4 Puisi untuk Ibu Karya Sastrawan Indonesia
.jpg)
Jakarta - Ibu bagaikan malaikat yang dikirim Tuhan untuk kita. Jika kamu ingin memberikan hadiah puisi indah kepada ibu, berikut 4 puisi karya sastrawan Indonesia yang bisa Urbanreaders berikan untuk ibu.
Kamu bisa mengungkapkan rasa sayang dan terima kasih untuk ibu melalui bait-bait puisi yang indah. Rayakan momen membahagiakan dengan menulis atau membaca puisi tersebut di hadapan ibu.
FYI, puisi adalah ragam sastra yang bahasanya terikat oleh irama, matra, rima, serta penyusunan larik dan bait. Biasanya dalam sebuah puisi mengandung diksi-diksi indah, Urbanreaders.
Meski puisi yang dikarang sendiri terasa lebih mengharukan, namun dengan memberi puisi karya sastrawan Indonesia pun bukanlah hal yang buruk, Guys.

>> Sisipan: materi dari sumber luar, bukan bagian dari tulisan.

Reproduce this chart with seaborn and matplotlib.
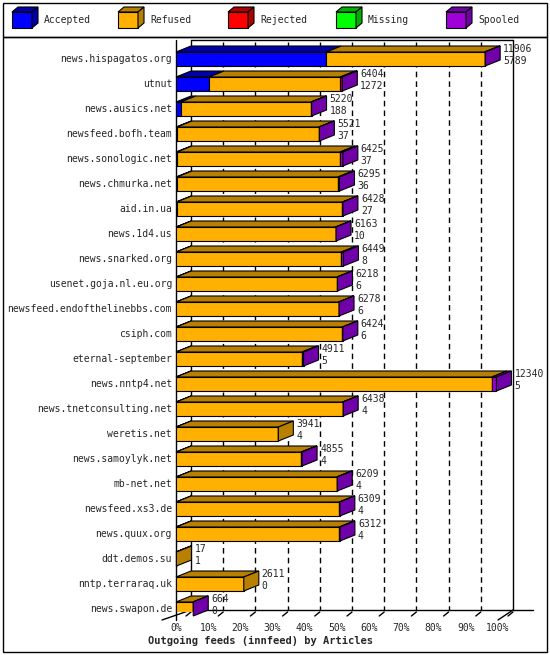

Berikut puisi untuk ibu karya sastrawan Indonesia.
1. Puisi ‘Ibu’ Karya Chairil Anwar
Sumber: Puisi untuk ibu/Freepik by Rawpixel
Pernah aku ditegur
Katanya untuk kebaikan
Pernah aku dimarah
Katanya membaiki kelemahan
Pernah aku diminta membantu
Katanya supaya aku pandai
Ibu...
Pernah aku merajuk
Katanya aku manja
Pernah aku melawan
Katanya aku degil
Pernah aku menangis
Katanya aku lemah
Ibu...
Setiap kali aku tersilap
Dia hukum aku dengan nasihat
Setiap kali aku kecewa
Dia bangun di malam sepi lalu bermunajat
Setiap kali aku dalam kesakitan
Dia ubati dengan penawar dan semangat
dan bila aku mencapai kejayaan
Dia kata bersyukurlah pada Tuhan
Namun...
Tidak pernah aku lihat air mata dukamu
Mengalir di pipimu
Begitu kuatnya dirimu...
Ibu...
Aku sayang padamu...
Tuhanku....
Aku bermohon pada-Mu
Sejahterahkanlah dia
Selamanya…
2. Puisi ‘Ibu’ Karya Sapardi Djoko Damono
Sumber: Puisi untuk ibu/Freepik by jcomp
Ibu masih tinggal di kampung itu, ia sudah tua.
Ia adalah perempuan yang menjadi korban mimpi-mimpi ayahku
Ayah sudah meninggal, ia dikuburkan di sebuah makam tua di kampung itu juga, beberapa langkah saja dari rumah kami.
Dulu Ibu sering pergi sendirian ke makam, menyapu sampah, dan kadang-kadang, menebarkan beberapa kuntum bunga.
"Ayahmu bukan pemimpi," katanya yakin meskipun tidak berapi-api, "Ia tahu benar apa yang terjadi."
Kini di makam itu sudah berdiri sebuah sekolah, Ayah digusur ke sebuah makam agak jauh di sebelah utara kota.
Kalau aku kebetulan pulang, Ibu suka mengingatkanku untuk menengok makam ayah, mengirim doa.
Ibu sudah tua, tentu lebih mudah mengirim doa dari rumah saja.
"Ayahmu dulu sangat sayang padamu, meskipun kau mungkin tak pernah mempercayai segala yang dikatakannya."
Dalam perjalanan kembali ke Jakarta, sambil menengok ke luar jendela pesawat udara, sering kubayangkan Ibu berada di antara mega-mega.
Aku berpikir, Ibu sebenarnya lebih pantas tinggal di sana, di antara bidadari-bidadari kecil yang dengan ringan terbang dari mega ke mega dan tidak mondar-mandir dari dapur ke tempat tidur, memberi makan dan menyusui anak-anaknya.
"Sungguh, dulu ayahmu sangat sayang padamu," kata Ibu selalu, "Meskipun sering dikatakannya bahwa ia tak pernah bisa memahami igauan-igauanmu."